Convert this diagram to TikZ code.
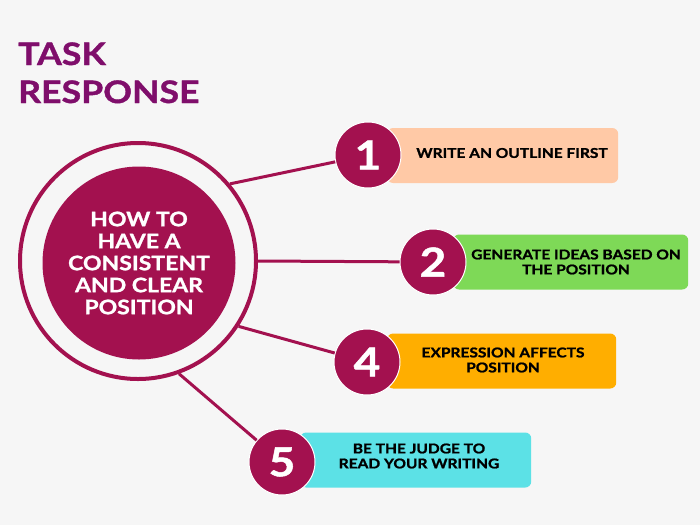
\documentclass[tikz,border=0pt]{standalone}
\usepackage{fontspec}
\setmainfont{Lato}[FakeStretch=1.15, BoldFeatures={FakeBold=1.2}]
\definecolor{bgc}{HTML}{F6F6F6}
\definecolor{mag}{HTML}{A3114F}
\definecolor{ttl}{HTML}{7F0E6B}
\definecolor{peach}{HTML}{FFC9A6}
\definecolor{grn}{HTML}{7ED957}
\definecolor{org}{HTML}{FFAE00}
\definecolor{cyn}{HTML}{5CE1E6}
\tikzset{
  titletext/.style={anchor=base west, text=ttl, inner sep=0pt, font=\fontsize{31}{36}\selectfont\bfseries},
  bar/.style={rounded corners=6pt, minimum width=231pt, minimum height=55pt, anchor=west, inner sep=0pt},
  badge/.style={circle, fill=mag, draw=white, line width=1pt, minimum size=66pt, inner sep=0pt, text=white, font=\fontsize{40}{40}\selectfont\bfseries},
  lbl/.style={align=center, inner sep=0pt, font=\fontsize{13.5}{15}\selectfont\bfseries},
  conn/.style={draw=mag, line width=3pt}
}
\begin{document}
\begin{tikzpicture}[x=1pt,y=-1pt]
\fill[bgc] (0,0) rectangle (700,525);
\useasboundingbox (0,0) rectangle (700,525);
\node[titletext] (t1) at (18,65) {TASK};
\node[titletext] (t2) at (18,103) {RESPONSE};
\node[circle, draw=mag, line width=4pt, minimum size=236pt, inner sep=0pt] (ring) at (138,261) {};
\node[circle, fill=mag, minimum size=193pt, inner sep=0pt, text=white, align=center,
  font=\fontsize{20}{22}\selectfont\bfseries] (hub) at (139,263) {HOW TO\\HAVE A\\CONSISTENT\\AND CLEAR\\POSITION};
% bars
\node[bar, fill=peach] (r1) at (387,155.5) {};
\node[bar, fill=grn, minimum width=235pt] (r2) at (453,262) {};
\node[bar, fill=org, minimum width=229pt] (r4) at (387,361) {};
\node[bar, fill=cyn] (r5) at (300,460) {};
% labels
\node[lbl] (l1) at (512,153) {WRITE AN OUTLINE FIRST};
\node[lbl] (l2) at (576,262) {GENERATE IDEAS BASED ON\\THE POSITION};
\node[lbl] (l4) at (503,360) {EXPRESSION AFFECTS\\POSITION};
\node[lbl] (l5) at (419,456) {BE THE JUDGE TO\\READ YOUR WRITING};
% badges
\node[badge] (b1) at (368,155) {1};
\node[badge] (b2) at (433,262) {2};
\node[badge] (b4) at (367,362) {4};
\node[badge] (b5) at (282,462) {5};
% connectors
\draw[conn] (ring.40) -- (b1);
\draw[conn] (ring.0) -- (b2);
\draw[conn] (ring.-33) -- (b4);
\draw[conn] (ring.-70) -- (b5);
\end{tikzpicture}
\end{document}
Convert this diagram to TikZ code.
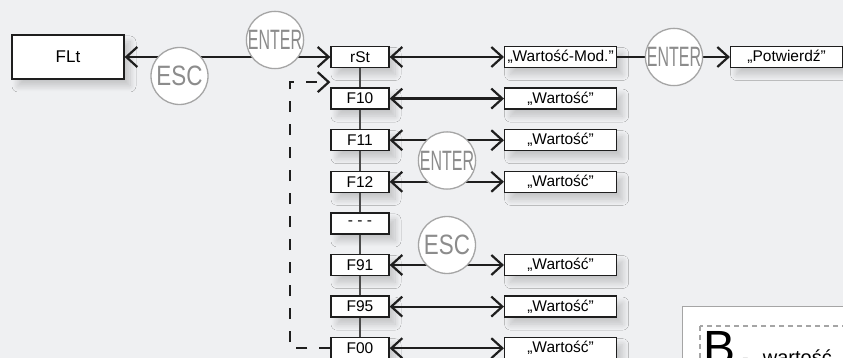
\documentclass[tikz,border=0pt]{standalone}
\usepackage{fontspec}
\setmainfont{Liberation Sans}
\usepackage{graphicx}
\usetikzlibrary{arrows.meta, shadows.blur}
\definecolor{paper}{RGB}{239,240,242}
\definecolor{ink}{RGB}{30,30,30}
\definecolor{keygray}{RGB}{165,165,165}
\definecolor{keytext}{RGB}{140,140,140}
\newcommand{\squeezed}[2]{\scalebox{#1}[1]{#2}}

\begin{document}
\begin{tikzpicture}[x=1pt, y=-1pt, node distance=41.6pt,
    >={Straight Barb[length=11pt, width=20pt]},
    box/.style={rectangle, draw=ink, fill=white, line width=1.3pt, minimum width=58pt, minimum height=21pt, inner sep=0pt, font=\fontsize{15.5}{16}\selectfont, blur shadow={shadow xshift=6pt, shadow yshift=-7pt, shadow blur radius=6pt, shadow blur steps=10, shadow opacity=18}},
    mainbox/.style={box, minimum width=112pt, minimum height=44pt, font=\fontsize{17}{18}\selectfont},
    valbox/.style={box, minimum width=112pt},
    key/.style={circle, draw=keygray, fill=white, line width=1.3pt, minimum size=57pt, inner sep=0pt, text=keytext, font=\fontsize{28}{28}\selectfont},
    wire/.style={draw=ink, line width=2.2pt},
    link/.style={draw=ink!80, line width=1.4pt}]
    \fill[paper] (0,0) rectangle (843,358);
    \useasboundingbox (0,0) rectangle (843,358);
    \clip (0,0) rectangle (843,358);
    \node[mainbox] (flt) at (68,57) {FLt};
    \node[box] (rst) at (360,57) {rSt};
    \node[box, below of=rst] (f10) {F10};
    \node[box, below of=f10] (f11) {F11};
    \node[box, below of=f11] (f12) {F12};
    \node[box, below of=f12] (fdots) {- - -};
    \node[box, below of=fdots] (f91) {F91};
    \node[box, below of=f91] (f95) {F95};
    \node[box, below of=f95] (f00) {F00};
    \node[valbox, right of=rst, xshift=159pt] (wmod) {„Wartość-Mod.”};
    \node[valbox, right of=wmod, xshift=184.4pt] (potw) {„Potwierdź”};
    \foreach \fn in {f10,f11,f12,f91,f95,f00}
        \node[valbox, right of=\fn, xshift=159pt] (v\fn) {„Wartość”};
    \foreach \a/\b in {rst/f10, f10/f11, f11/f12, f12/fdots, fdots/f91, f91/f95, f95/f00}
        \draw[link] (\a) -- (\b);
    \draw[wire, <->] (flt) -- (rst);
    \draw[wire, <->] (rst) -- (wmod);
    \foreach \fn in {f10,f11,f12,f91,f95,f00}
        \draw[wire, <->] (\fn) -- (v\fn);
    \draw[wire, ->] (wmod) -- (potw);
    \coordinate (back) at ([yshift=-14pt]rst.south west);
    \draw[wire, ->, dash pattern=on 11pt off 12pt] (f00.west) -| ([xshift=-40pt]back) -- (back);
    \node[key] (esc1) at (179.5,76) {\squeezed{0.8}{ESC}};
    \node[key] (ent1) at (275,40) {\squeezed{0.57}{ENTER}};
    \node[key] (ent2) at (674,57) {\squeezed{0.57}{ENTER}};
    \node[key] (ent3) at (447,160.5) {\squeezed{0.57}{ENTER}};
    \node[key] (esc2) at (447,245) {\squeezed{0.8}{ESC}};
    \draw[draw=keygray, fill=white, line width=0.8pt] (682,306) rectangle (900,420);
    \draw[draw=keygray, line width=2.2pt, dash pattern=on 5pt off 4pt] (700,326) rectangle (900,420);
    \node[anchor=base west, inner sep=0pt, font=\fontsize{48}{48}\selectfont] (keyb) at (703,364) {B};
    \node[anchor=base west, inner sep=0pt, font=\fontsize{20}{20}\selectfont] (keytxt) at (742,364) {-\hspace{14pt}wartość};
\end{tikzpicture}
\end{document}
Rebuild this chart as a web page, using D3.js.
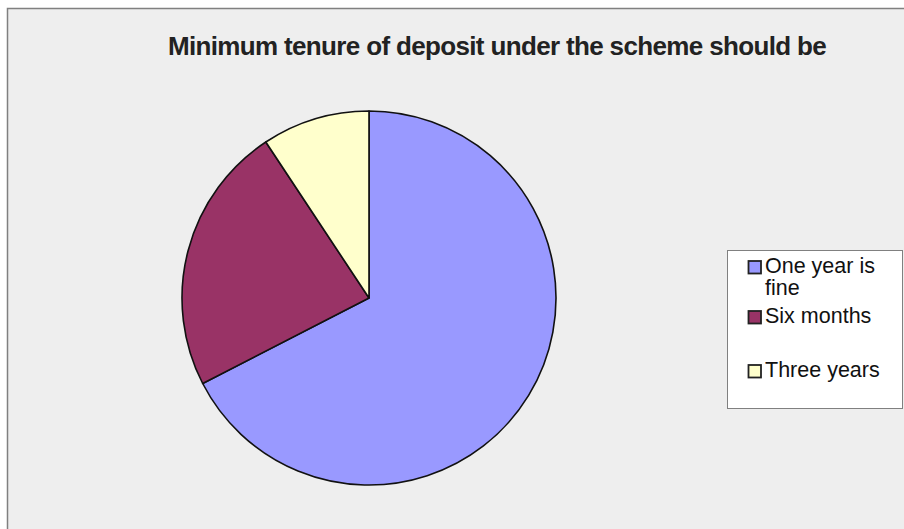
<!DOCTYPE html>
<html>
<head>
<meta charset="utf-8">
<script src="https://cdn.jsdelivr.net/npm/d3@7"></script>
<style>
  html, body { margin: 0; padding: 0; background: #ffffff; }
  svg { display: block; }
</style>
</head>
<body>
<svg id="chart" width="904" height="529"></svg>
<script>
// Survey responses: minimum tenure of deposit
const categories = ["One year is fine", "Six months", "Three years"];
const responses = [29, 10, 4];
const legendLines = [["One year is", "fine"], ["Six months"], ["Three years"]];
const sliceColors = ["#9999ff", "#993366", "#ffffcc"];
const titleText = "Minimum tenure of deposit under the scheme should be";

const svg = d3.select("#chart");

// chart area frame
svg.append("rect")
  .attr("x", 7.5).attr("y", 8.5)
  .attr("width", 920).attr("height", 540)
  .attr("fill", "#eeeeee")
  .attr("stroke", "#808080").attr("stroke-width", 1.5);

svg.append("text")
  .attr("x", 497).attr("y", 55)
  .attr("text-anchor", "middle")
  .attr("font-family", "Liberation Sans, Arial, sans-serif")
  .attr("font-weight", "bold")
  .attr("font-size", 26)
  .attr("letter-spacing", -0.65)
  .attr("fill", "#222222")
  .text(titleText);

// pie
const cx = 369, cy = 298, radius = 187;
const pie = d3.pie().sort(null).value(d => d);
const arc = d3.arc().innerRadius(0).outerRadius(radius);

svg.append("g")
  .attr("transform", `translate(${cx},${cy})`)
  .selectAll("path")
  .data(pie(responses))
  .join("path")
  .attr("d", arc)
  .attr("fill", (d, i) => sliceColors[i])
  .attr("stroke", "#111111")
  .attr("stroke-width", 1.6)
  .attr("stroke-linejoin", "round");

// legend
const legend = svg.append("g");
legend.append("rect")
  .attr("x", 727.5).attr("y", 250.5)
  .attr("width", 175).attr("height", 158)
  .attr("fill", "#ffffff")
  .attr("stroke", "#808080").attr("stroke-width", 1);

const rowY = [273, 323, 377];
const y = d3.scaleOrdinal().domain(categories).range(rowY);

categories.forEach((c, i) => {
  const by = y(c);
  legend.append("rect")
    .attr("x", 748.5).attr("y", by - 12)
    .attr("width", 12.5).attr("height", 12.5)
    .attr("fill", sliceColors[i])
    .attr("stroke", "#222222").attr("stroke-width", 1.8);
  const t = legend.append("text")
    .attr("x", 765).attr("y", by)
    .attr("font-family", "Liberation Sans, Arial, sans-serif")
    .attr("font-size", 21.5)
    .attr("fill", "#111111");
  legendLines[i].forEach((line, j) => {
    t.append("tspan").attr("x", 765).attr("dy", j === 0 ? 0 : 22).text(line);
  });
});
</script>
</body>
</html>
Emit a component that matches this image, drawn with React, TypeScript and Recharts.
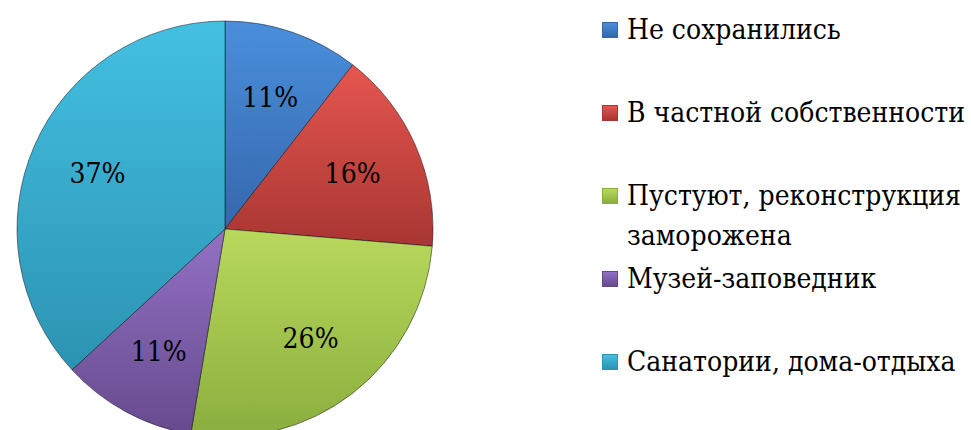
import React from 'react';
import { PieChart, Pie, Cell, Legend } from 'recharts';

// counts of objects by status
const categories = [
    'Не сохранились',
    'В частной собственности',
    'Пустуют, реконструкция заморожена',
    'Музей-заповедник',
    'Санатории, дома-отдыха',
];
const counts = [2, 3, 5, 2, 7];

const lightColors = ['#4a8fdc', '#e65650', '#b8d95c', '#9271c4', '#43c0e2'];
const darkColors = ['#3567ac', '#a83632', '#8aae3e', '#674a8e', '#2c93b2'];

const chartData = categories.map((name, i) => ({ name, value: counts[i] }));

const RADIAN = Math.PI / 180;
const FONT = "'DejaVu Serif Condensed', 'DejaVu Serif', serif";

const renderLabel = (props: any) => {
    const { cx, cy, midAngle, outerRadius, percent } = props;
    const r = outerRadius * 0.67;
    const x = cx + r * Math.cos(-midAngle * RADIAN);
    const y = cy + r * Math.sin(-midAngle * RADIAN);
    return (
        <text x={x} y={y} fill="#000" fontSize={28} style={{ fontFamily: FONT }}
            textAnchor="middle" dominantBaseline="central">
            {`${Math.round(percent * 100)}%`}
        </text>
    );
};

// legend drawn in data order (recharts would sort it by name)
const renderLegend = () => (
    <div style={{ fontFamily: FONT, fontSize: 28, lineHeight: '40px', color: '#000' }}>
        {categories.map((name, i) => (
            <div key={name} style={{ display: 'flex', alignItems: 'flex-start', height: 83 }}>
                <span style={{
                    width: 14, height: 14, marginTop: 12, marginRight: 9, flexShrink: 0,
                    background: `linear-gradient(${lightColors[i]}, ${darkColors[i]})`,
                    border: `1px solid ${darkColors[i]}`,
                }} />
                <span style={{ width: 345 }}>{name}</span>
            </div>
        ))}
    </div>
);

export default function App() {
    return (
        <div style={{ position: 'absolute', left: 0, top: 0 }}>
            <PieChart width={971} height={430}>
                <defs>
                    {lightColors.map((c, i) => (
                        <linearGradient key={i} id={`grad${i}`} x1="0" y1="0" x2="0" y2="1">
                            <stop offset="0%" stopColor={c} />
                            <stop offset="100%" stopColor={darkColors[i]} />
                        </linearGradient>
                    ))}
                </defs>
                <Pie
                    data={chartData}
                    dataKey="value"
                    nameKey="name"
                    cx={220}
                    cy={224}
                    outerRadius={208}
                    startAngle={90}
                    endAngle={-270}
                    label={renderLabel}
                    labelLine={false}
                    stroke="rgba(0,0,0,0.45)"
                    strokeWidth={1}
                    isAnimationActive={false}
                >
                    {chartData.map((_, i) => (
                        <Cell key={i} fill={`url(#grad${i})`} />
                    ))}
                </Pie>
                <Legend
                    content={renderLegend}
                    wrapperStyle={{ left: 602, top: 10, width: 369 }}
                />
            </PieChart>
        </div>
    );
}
● ● ● ● ● ● ●
[Task goal]:
Drop the images and output only the lines from the one that contains "Rebuild this chart" to the one that contains "const y = d3.scaleOrdinal().domain(categories).range(rowY);", both included.

[Exercise output]:
Rebuild this chart as a web page, using D3.js.
<!DOCTYPE html>
<html>
<head>
<meta charset="utf-8">
<script src="https://cdn.jsdelivr.net/npm/d3@7"></script>
<style>
  html, body { margin: 0; padding: 0; background: #ffffff; }
  svg { display: block; }
</style>
</head>
<body>
<svg id="chart" width="904" height="529"></svg>
<script>
// Survey responses: minimum tenure of deposit
const categories = ["One year is fine", "Six months", "Three years"];
const responses = [29, 10, 4];
const legendLines = [["One year is", "fine"], ["Six months"], ["Three years"]];
const sliceColors = ["#9999ff", "#993366", "#ffffcc"];
const titleText = "Minimum tenure of deposit under the scheme should be";

const svg = d3.select("#chart");

// chart area frame
svg.append("rect")
  .attr("x", 7.5).attr("y", 8.5)
  .attr("width", 920).attr("height", 540)
  .attr("fill", "#eeeeee")
  .attr("stroke", "#808080").attr("stroke-width", 1.5);

svg.append("text")
  .attr("x", 497).attr("y", 55)
  .attr("text-anchor", "middle")
  .attr("font-family", "Liberation Sans, Arial, sans-serif")
  .attr("font-weight", "bold")
  .attr("font-size", 26)
  .attr("letter-spacing", -0.65)
  .attr("fill", "#222222")
  .text(titleText);

// pie
const cx = 369, cy = 298, radius = 187;
const pie = d3.pie().sort(null).value(d => d);
const arc = d3.arc().innerRadius(0).outerRadius(radius);

svg.append("g")
  .attr("transform", `translate(${cx},${cy})`)
  .selectAll("path")
  .data(pie(responses))
  .join("path")
  .attr("d", arc)
  .attr("fill", (d, i) => sliceColors[i])
  .attr("stroke", "#111111")
  .attr("stroke-width", 1.6)
  .attr("stroke-linejoin", "round");

// legend
const legend = svg.append("g");
legend.append("rect")
  .attr("x", 727.5).attr("y", 250.5)
  .attr("width", 175).attr("height", 158)
  .attr("fill", "#ffffff")
  .attr("stroke", "#808080").attr("stroke-width", 1);

const rowY = [273, 323, 377];
const y = d3.scaleOrdinal().domain(categories).range(rowY);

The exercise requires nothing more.